→ **Problem to work on**: Please print exactly the lines below, from the start of the material up to and including the line with "cycle), four pathogens.", but none of the pictures.

→ **Data block**:
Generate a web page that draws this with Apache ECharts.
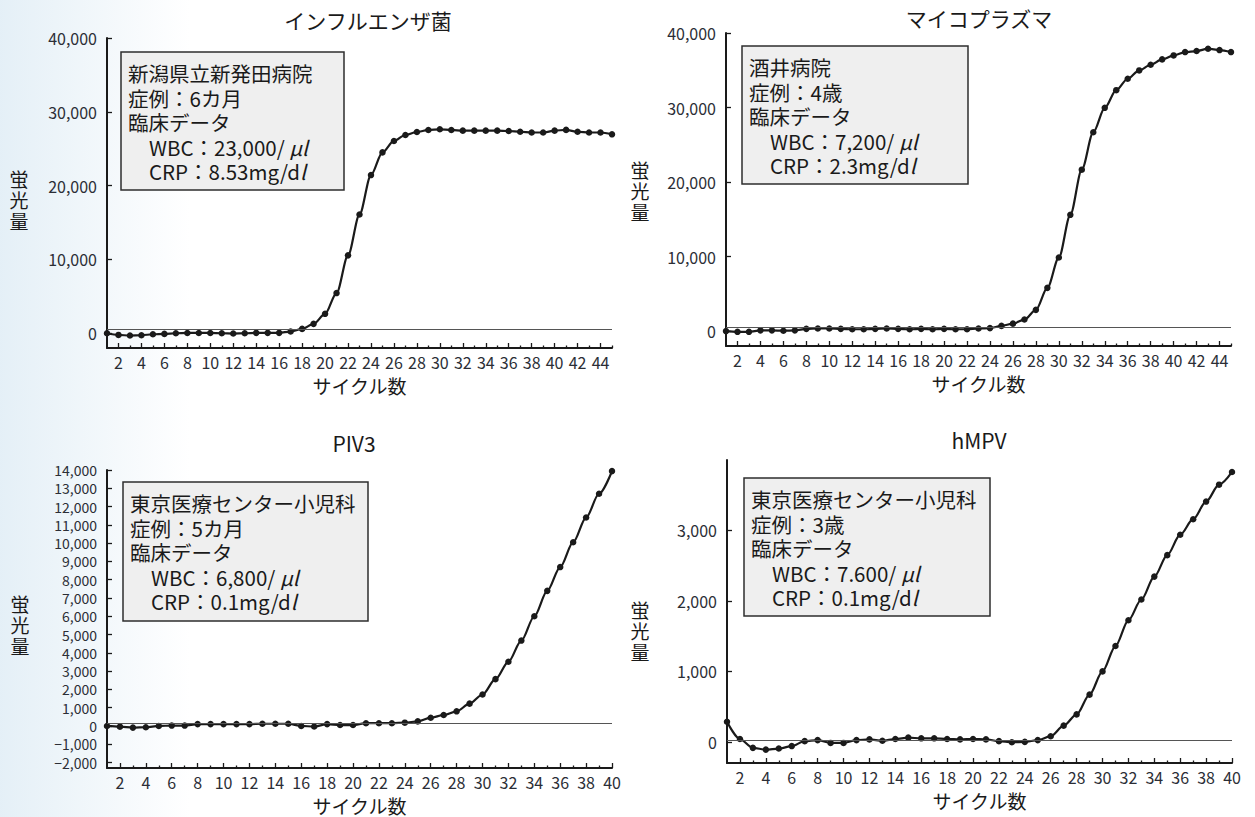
<!DOCTYPE html>
<html>
<head>
<meta charset="utf-8">
<script src="https://cdn.jsdelivr.net/npm/echarts@6/dist/echarts.min.js"></script>
<style>
  html, body { margin: 0; padding: 0; background: #ffffff; }
  #chart { width: 1255px; height: 817px; }
</style>
</head>
<body>
<div id="chart"></div>
<script>
// Real-time PCR amplification curves (fluorescence per cycle), four pathogens.

const panelTitles = ['インフルエンザ菌', 'マイコプラズマ', 'PIV3', 'hMPV'];
const yAxisName = '蛍光量';
const xAxisName = 'サイクル数';

// Fluorescence values, one per cycle starting from cycle 1
const influenzaValues = [
  0, -230, -310, -270, -140, -90, 0, 40, 40, 40, 0, -40, 0, 50, 50, 50,
  230, 590, 1270, 2630, 5440, 10550, 16080, 21430, 24500, 26050, 26860, 27270,
  27540, 27630, 27540, 27450, 27450, 27450, 27450, 27400, 27300, 27200, 27200,
  27450, 27550, 27300, 27200, 27200, 26950
];
const mycoplasmaValues = [
  0, -100, -100, 100, 100, 50, 100, 300, 350, 350, 300, 250, 250, 300, 350, 300,
  250, 300, 250, 300, 250, 250, 350, 400, 700, 1000, 1550, 2850, 5800, 9870,
  15600, 21660, 26680, 29960, 32330, 33860, 34980, 35740, 36460, 36990, 37440,
  37580, 37890, 37710, 37440
];
const piv3Values = [
  0, -40, -90, -70, 0, 20, 20, 100, 100, 100, 100, 100, 120, 120, 120, 0, -30,
  100, 50, 50, 150, 150, 150, 180, 250, 450, 600, 800, 1220, 1720, 2560, 3510,
  4670, 6000, 7390, 8690, 10050, 11400, 12700, 13940
];
const hmpvValues = [
  285, 40, -85, -110, -95, -60, 10, 25, -15, -15, 25, 35, 15, 40, 60, 50, 50, 40,
  35, 40, 35, 10, -5, 0, 25, 80, 230, 390, 670, 1000, 1360, 1725, 2020, 2345,
  2650, 2940, 3160, 3410, 3650, 3830
];

// Baseline (threshold) level drawn across each panel
const baselineLevels = [540, 540, 170, 25];

// Axis ranges and labelled ticks
const cycleMax = [45, 45, 40, 40];
const yMin = [-2000, -2000, -2300, -300];
const yMax = [40000, 40000, 14000, 4000];
const yTickValues = [
  [0, 10000, 20000, 30000, 40000],
  [0, 10000, 20000, 30000, 40000],
  [-2000, -1000, 0, 1000, 2000, 3000, 4000, 5000, 6000, 7000, 8000, 9000, 10000, 11000, 12000, 13000, 14000],
  [0, 1000, 2000, 3000]
];
const evenCycles45 = [2, 4, 6, 8, 10, 12, 14, 16, 18, 20, 22, 24, 26, 28, 30, 32, 34, 36, 38, 40, 42, 44];
const oddCycles45 = [3, 5, 7, 9, 11, 13, 15, 17, 19, 21, 23, 25, 27, 29, 31, 33, 35, 37, 39, 41, 43, 45];
const evenCycles40 = [2, 4, 6, 8, 10, 12, 14, 16, 18, 20, 22, 24, 26, 28, 30, 32, 34, 36, 38, 40];
const oddCycles40 = [3, 5, 7, 9, 11, 13, 15, 17, 19, 21, 23, 25, 27, 29, 31, 33, 35, 37, 39];

// Case notes shown in each panel's box
const caseNotes = [
  ['新潟県立新発田病院', '症例：6カ月', '臨床データ', 'WBC：23,000/ {it|μl}', 'CRP：8.53mg/d{it|l}'],
  ['酒井病院', '症例：4歳', '臨床データ', 'WBC：7,200/ {it|μl}', 'CRP：2.3mg/d{it|l}'],
  ['東京医療センター小児科', '症例：5カ月', '臨床データ', 'WBC：6,800/ {it|μl}', 'CRP：0.1mg/d{it|l}'],
  ['東京医療センター小児科', '症例：3歳', '臨床データ', 'WBC：7.600/ {it|μl}', 'CRP：0.1mg/d{it|l}']
];

const seriesValues = [influenzaValues, mycoplasmaValues, piv3Values, hmpvValues];

// ---- layout ----
const FONT = '"Noto Sans CJK JP", "Noto Sans", sans-serif';
const INK = '#1a1a1a';
const LABEL = '#2b2e36';

const grids = [
  { left: 107, top: 38, width: 505, height: 310 },
  { left: 726, top: 33, width: 505, height: 313 },
  { left: 107, top: 470, width: 505, height: 298 },
  { left: 727, top: 460, width: 505, height: 303 }
];
const boxes = [
  { x: 121, y: 52, w: 223, h: 138 },
  { x: 742, y: 46, w: 226, h: 138 },
  { x: 123, y: 482, w: 245, h: 139 },
  { x: 744, y: 478, w: 246, h: 138 }
];
const titlePos = [[368, 20], [979, 18], [354, 443], [979, 440]];
const yNamePos = [[19, 199], [640, 190], [20, 624], [640, 630]];

function fmt(v) {
  const s = echarts.format.addCommas(Math.abs(v));
  return v < 0 ? '−' + s : s;
}

const xAxes = [], yAxes = [], series = [];
const graphics = [
  // faint tint along the left margin of the page
  {
    type: 'rect', z: -10, silent: true,
    shape: { x: 0, y: 0, width: 190, height: 817 },
    style: {
      fill: new echarts.graphic.LinearGradient(0, 0, 1, 0, [
        { offset: 0, color: 'rgba(214,231,242,0.65)' },
        { offset: 1, color: 'rgba(214,231,242,0)' }
      ])
    }
  }
];

grids.forEach((g, i) => {
  const evens = cycleMax[i] === 45 ? evenCycles45 : evenCycles40;
  const odds = cycleMax[i] === 45 ? oddCycles45 : oddCycles40;

  // main cycle axis: line, long ticks and labels on even cycles
  xAxes.push({
    type: 'value', gridIndex: i, min: 1, max: cycleMax[i], position: 'bottom',
    name: xAxisName, nameLocation: 'middle', nameGap: 27,
    nameTextStyle: { fontFamily: FONT, fontSize: 19, lineHeight: 20, color: INK },
    axisLine: { show: true, onZero: false, lineStyle: { color: INK, width: 2 } },
    axisTick: { show: true, inside: true, length: 5, customValues: evens, lineStyle: { color: INK, width: 1.3 } },
    axisLabel: { show: true, customValues: evens, margin: 5, fontFamily: FONT, fontSize: 16, lineHeight: 17, color: LABEL, formatter: v => String(v) },
    splitLine: { show: false }
  });
  // short ticks on odd cycles
  xAxes.push({
    type: 'value', gridIndex: i, min: 1, max: cycleMax[i], position: 'bottom',
    axisLine: { show: false, onZero: false },
    axisTick: { show: true, inside: true, length: 2.5, customValues: odds, lineStyle: { color: INK, width: 1.3 } },
    axisLabel: { show: false },
    splitLine: { show: false }
  });

  yAxes.push({
    type: 'value', gridIndex: i, min: yMin[i], max: yMax[i],
    axisLine: { show: true, onZero: false, lineStyle: { color: INK, width: 2 } },
    axisTick: { show: true, inside: true, length: 5, customValues: yTickValues[i], lineStyle: { color: INK, width: 1.3 } },
    axisLabel: {
      show: true, customValues: yTickValues[i], margin: 10, fontFamily: FONT,
      fontSize: i === 2 ? 14 : 16, lineHeight: i === 2 ? 15 : 18, color: LABEL, formatter: fmt
    },
    splitLine: { show: false }
  });

  series.push({
    type: 'line', xAxisIndex: i * 2, yAxisIndex: i,
    data: seriesValues[i].map((v, k) => [k + 1, v]),
    symbol: 'circle', symbolSize: 6.5, smooth: 0.3, smoothMonotone: 'x',
    lineStyle: { color: INK, width: 2.2 },
    itemStyle: { color: INK },
    markLine: {
      silent: true, symbol: 'none', label: { show: false },
      lineStyle: { color: '#555', width: 1, type: 'solid' },
      data: [{ yAxis: baselineLevels[i] }]
    },
    z: 3
  });

  // panel title
  graphics.push({
    type: 'text', z: 5,
    style: { x: titlePos[i][0], y: titlePos[i][1], text: panelTitles[i], font: '21px ' + FONT, fill: INK, textAlign: 'center', textVerticalAlign: 'middle' }
  });

  // vertical axis name, one character per line
  graphics.push({
    type: 'text', z: 5,
    style: {
      x: yNamePos[i][0], y: yNamePos[i][1], text: yAxisName.split('').join('\n'),
      font: '19px ' + FONT, lineHeight: 21, fill: INK, textAlign: 'center', textVerticalAlign: 'middle'
    }
  });

  // case-note box
  const b = boxes[i];
  graphics.push({
    type: 'rect', shape: { x: b.x, y: b.y, width: b.w, height: b.h },
    style: { fill: '#efefef', stroke: '#2e2e2e', lineWidth: 1.5 }, z: 10
  });
  caseNotes[i].forEach((line, k) => {
    graphics.push({
      type: 'text', z: 11,
      style: {
        x: b.x + (k >= 3 ? 28 : 7), y: b.y + 21 + k * 24.5,
        text: line, font: '20.5px ' + FONT, lineHeight: 23, fill: INK, textVerticalAlign: 'middle',
        rich: { it: { fontStyle: 'italic', fontSize: 20.5, lineHeight: 23, fontFamily: FONT, fill: INK } }
      }
    });
  });
});

const chart = echarts.init(document.getElementById('chart'), null, { renderer: 'svg' });
chart.setOption({
  backgroundColor: '#ffffff',
  animation: false,
  grid: grids,
  xAxis: xAxes,
  yAxis: yAxes,
  series: series,
  graphic: graphics
});
</script>
</body>
</html>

→ **Exercise response**:
Generate a web page that draws this with Apache ECharts.
<!DOCTYPE html>
<html>
<head>
<meta charset="utf-8">
<script src="https://cdn.jsdelivr.net/npm/echarts@6/dist/echarts.min.js"></script>
<style>
  html, body { margin: 0; padding: 0; background: #ffffff; }
  #chart { width: 1255px; height: 817px; }
</style>
</head>
<body>
<div id="chart"></div>
<script>
// Real-time PCR amplification curves (fluorescence per cycle), four pathogens.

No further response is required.